Bölgede yaşanan depremden dolayı evleri yıkılan ve suça meyilli kişilerin Serpêl’e akın etmesi, kentte suç oranlarının ciddi biçimde artmasına sebep oldu.
Depremin üzerinden 21 ay geçmesine rağmen hala Serpêlli 1500 aile çadır ve konteynırlardan oluşan kamplarda yaşam mücadelesi veriyor. İran Toplumbilimciler Meclisi verilerine göre şu anda Serpêl’de 2 büyük kamp mevcut. İran rejiminin sorla kamplardan gönderdiği ailelerden dolayı kampta kalan insan sayısında kısmi bir düşüş olmasına rağmen kamplarda yaşayanlar yazın 45 derece sıcağına dayanmaya çalışıyor.

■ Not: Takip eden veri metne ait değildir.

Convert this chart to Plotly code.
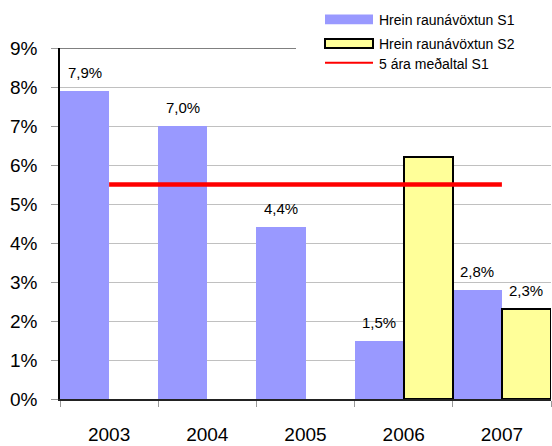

Kentte çoğunluk işyeri ve küçük çaplı fabrika kapanmış durumda. Bu durum yaşanan işsizliğin başat sebebi. Bütün bu olumsuzluklara karşın Serpêl Kaymakamı Hemşehri gazetesine verdiği demecinde, Serpêl’deki yeniden inşa çalışmalarının sona erdiğini, gezi merkezleri ile çocuk oyun alanları ve bazı diğer yerlerin tadilatlarının yapıldığını ve mevcut durumun normal olduğunu söylemiş. Ancak bahsi edilen kamplarda yaşayan 1500 aileler resmi verilerin gerçeği yansıtmadığını, bu tür açıklamaların kandırmacadan ibaret olduğunu, son iki yılda elle tutulur bir hizmetin yapılmadığını belirtiyorlar.